4.4.1 Example: Gamma distribution

\[\begin{eqnarray} f(y)&=&\frac{\beta^{\alpha}}{\Gamma(\alpha)}y^{\alpha-1}\exp(-\beta y)\ \textrm{for } y, \alpha, \beta >0 \nonumber\\ &=&\exp\left(-y\beta+(\alpha-1)\log y+\alpha\log\beta-\log\left(\Gamma(\alpha)\right)\right)\nonumber\\ &=&\exp\left(\frac{y\frac{-\beta}{\alpha}+\frac{\alpha}{\alpha}\log\beta}{\frac{1}{\alpha}}+(\alpha-1)\log y-\log\left(\Gamma\left(\alpha\right)\right)\right)\nonumber\\ &=&\exp\left(\frac{y\frac{\beta}{\alpha}-\log\beta}{\frac{-1}{\alpha}}+(\alpha-1)\log y-\log\left(\Gamma\left(\alpha\right)\right)\right)\nonumber \end{eqnarray}\] now if \(\theta=\frac{\beta}{\alpha}\) and \(\phi=\frac{-1}{\alpha}\) so that \(\alpha=\frac{-1}{\phi}\) and \(\beta=-\theta\alpha=\frac{-\theta}{\phi}\) then: \[\begin{eqnarray} f(y)&=&\exp\left(\frac{y\theta-\log\left(-\frac{\theta}{\phi}\right)}{\phi}+\left(-\frac{1}{\phi}-1\right)\log y-\log\left(\Gamma\left(-\frac{1}{\phi}\right)\right)\right)\nonumber\\ &=&\exp\left(\frac{y\theta-\log\theta}{\phi}+\frac{\log -\phi}{\phi}-\left(\frac{1}{\phi}+1\right)\log y-\log\left(\Gamma\left(-\frac{1}{\phi}\right)\right)\right)\nonumber \end{eqnarray}\] Now recall that \(\mathbf{E}(Y_{i})=\mu_{i}=b'(\theta_{i})\) so that comparing to our expression above: \[b(\theta)=\log(\theta)\] so that \[b'(\theta)=\frac{1}{\theta}=\mu=\frac{\alpha}{\beta}.\] The variance can be found to be \(b''(\theta)\phi=\frac{\phi}{-\theta^{2}}=\frac{-1}{\alpha}\frac{-\alpha^{2}}{\beta^{2}}=\frac{\alpha}{\beta^{2}}\). Then parameterise the distribution in terms of its expected value: \[\begin{eqnarray} f(y)&=&\exp\left(\frac{y\frac{1}{\mu}-\log\frac{1}{\mu}}{\phi}+\frac{\log -\phi}{\phi}-(\frac{1}{\phi}+1)\log y-\log\left(\Gamma\left(-\frac{1}{\phi}\right)\right)\right)\nonumber\\ &=&\exp\left(\frac{y\mu^{-1}-\log\mu^{-1}}{\phi}+\frac{\log -\phi}{\phi}-\left(\frac{1}{\phi}+1\right)\log y-\log\left(\Gamma\left(-\frac{1}{\phi}\right)\right)\right)\nonumber\\ &=&\exp\left(\frac{y\mu^{-1}+\log\mu}{\phi}+\frac{\log -\phi}{\phi}-\left(\frac{1}{\phi}+1\right)\log y-\log\left(\Gamma\left(-\frac{1}{\phi}\right)\right)\right)\nonumber \end{eqnarray}\]

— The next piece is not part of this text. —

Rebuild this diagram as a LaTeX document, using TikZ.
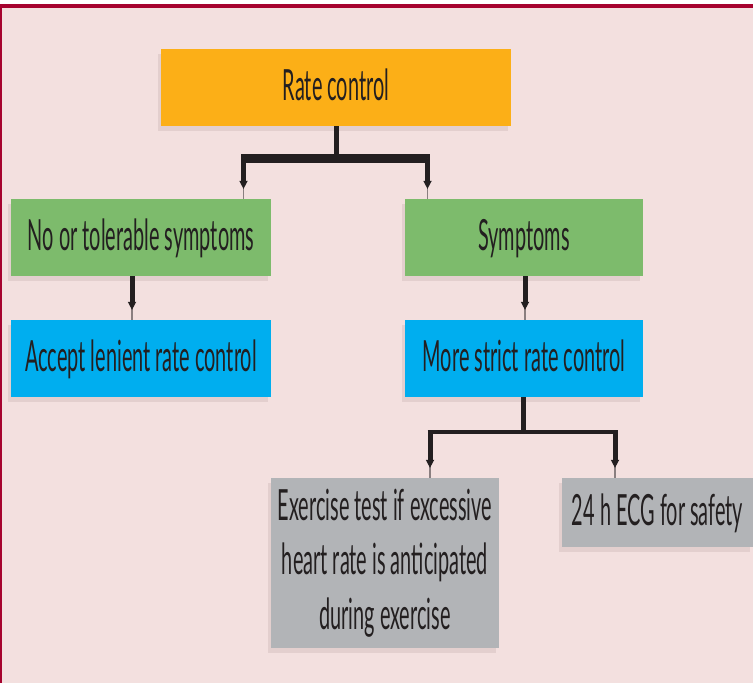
\documentclass[tikz,border=0pt]{standalone}
\usepackage{fontspec}
\newfontfamily\boxfont[FakeStretch=0.463]{Lato}
\usetikzlibrary{arrows.meta,shadows,calc}
\definecolor{bg}{HTML}{F3E0DF}
\definecolor{frame}{HTML}{A6032F}
\definecolor{orangebox}{HTML}{FCAF17}
\definecolor{greenbox}{HTML}{7DBB6C}
\definecolor{bluebox}{HTML}{00AEEF}
\definecolor{graybox}{HTML}{B2B4B7}
\definecolor{ink}{HTML}{231F20}
\definecolor{stemc}{HTML}{8A7F80}
\definecolor{shadowc}{HTML}{D9C5C4}
\tikzset{
  box/.style={draw=none, inner sep=0pt, align=center, text=ink,
    font=\boxfont\fontsize{43}{54.5}\selectfont,
    drop shadow={shadow xshift=-3pt, shadow yshift=-5pt, fill=shadowc, opacity=0.6}},
  oneline/.style={text height=31pt, text depth=5pt},
  conn/.style={draw=ink, line width=5pt},
  hbar/.style={draw=ink, line cap=butt},
  stem/.style={draw=stemc, line width=1.5pt},
  tipped/.style={conn, -{Triangle[length=8pt,width=8.5pt,line width=0pt]}, shorten >=10pt}
}
\begin{document}
\begin{tikzpicture}[x=1pt,y=-1pt]
\useasboundingbox (0,0) rectangle (753,683);
\fill[white] (0,0) rectangle (753,683);
\fill[bg] (2,8) rectangle (753,683);
\fill[frame] (0,4) rectangle (753,8);
\fill[frame] (0,4) rectangle (2,683);

\node[box, oneline, fill=orangebox, minimum width=350pt, minimum height=77pt] (rate) at (336,87.5) {Rate control};
\node[box, oneline, fill=greenbox, minimum width=260pt, minimum height=77pt] (notol) at (141,237.5) {No or tolerable symptoms};
\node[box, oneline, fill=greenbox, minimum width=238pt, minimum height=77pt] (symp) at (524,237.5) {Symptoms};
\node[box, oneline, fill=bluebox, minimum width=260pt, minimum height=77pt] (accept) at (141,358.5) {Accept lenient rate control};
\node[box, oneline, fill=bluebox, minimum width=238pt, minimum height=77pt] (strict) at (524,358.5) {More strict rate control};
\node[box, fill=graybox, minimum width=228pt, minimum height=170pt] (exer) at (385,563) {Exercise test if excessive\\heart rate is anticipated\\during exercise};
\node[box, oneline, fill=graybox, minimum width=191pt, minimum height=69pt] (ecg) at (657.5,512.5) {24 h ECG for safety};

% top split
\coordinate (j0) at (336,158.5);
\coordinate (jl) at (243.5,158.5);
\coordinate (jr) at (427.5,158.5);
\draw[conn] (rate.south) -- (j0);
\draw[hbar, line width=8.5pt, shorten <=-2.5pt, shorten >=-2.5pt] (jl) -- (jr);
\draw[stem] (jl) -- (jl |- notol.north);
\draw[tipped] (jl) -- (jl |- notol.north);
\draw[stem] (jr) -- (jr |- symp.north);
\draw[tipped] (jr) -- (jr |- symp.north);

% green to blue
\coordinate (a1) at ($(notol.south)+(-9,0)$);
\draw[stem] (a1) -- (a1 |- accept.north);
\draw[tipped] (a1) -- (a1 |- accept.north);
\coordinate (a2) at ($(symp.south)+(1,0)$);
\draw[stem] (a2) -- (a2 |- strict.north);
\draw[tipped] (a2) -- (a2 |- strict.north);

% bottom split
\coordinate (s0) at ($(strict.south)+(-1,0)$);
\coordinate (k0) at (523,432);
\coordinate (kl) at (430,432);
\coordinate (kr) at (615,432);
\draw[conn] (s0) -- (k0);
\draw[hbar, line width=4.5pt, shorten <=-2.5pt, shorten >=-2.5pt] (kl) -- (kr);
\draw[stem] (kl) -- (kl |- exer.north);
\draw[tipped] (kl) -- (kl |- exer.north);
\draw[stem] (kr) -- (kr |- ecg.north);
\draw[tipped] (kr) -- (kr |- ecg.north);
\end{tikzpicture}
\end{document}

indicating that the canonical link function is: \[g(\mu)=\frac{1}{\mu}=\mu^{-1}.\]

4.4.2 Further Examples

Use the same procedure to show that the canonical link functions for the Poisson and Binomial distributions are those listed in the table 4.1.